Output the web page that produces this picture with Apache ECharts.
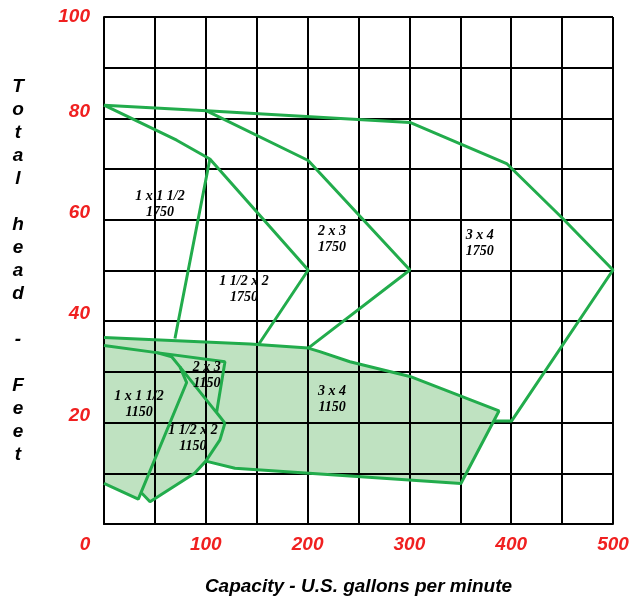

==

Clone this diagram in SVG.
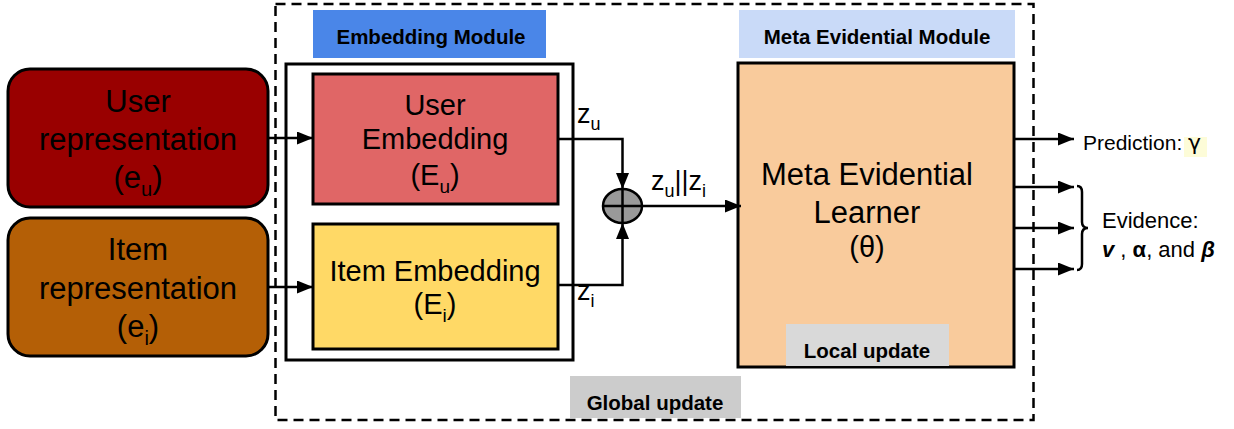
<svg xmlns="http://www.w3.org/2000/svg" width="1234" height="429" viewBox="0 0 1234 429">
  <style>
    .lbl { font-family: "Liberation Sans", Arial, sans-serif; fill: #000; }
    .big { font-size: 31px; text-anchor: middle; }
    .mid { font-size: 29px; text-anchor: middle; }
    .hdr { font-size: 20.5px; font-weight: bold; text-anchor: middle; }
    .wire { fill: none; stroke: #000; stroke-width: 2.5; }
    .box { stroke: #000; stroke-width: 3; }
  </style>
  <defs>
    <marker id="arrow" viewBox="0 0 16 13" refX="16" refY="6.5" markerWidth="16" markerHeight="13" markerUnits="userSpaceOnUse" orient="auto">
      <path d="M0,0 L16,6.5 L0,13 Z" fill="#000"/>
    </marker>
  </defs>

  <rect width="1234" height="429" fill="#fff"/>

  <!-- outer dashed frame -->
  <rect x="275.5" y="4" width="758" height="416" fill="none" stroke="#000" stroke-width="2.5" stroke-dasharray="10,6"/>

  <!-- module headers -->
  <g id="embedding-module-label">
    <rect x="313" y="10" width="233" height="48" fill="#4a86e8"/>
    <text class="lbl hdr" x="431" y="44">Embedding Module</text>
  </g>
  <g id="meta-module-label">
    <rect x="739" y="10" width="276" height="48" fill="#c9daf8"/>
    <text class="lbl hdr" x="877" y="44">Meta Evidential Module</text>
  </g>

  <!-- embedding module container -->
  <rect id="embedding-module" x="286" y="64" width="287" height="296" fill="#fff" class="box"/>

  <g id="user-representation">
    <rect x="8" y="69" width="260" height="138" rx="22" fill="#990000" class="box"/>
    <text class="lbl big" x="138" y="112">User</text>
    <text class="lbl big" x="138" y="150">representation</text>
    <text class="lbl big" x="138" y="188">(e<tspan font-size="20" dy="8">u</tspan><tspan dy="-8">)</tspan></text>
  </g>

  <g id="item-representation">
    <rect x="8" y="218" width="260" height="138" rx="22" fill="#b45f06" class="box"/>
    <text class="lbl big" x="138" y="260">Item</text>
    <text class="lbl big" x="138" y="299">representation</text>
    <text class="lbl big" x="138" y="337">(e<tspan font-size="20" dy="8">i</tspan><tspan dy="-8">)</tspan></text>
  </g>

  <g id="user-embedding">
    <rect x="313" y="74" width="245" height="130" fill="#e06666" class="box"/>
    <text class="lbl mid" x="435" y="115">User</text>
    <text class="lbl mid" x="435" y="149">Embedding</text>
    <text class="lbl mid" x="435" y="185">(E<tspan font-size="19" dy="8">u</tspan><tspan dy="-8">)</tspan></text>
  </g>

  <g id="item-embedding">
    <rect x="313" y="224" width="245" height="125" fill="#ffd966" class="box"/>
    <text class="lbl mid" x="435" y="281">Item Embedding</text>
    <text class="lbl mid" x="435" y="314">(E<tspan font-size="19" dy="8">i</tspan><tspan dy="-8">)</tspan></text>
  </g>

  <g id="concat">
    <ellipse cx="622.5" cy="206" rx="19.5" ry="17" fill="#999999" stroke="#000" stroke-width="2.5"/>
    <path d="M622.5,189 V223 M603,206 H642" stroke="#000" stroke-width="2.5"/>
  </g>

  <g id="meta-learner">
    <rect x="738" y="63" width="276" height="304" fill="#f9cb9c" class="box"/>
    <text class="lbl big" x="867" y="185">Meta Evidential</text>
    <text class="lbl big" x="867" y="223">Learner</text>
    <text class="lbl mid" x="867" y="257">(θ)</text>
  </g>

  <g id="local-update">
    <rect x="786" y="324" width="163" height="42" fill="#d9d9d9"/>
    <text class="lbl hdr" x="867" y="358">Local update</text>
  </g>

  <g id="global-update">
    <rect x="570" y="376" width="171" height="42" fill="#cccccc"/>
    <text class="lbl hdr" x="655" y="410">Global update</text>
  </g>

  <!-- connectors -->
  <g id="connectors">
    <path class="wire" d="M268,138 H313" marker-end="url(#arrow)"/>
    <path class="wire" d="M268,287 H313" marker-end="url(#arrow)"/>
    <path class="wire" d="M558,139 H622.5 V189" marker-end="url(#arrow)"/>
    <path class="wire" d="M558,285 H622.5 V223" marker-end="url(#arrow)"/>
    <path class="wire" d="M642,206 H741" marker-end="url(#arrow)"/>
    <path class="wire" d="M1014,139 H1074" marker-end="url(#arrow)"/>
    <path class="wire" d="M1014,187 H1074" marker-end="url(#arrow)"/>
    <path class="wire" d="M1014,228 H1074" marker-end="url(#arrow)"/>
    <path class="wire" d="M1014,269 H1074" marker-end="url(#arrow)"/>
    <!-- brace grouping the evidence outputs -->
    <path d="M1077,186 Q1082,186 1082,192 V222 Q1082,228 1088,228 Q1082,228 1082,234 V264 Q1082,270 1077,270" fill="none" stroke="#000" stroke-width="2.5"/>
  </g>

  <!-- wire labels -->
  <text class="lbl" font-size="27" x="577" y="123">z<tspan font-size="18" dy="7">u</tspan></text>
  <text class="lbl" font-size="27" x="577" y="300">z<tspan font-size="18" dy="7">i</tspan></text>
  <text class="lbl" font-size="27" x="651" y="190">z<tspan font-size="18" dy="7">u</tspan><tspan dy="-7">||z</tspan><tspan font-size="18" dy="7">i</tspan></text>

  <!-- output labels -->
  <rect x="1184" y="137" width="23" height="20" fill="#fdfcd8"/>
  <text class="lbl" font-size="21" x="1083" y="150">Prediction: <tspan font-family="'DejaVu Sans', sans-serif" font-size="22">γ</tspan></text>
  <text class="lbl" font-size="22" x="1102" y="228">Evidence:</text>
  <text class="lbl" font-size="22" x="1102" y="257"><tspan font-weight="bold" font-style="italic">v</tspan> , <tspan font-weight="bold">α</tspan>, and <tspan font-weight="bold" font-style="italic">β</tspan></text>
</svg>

▶ _Set exercise_
Pick out lines containing the word "this", each one as written.

▶ _Correct answer_
Output the web page that produces this picture with Apache ECharts.
Clone this diagram in SVG.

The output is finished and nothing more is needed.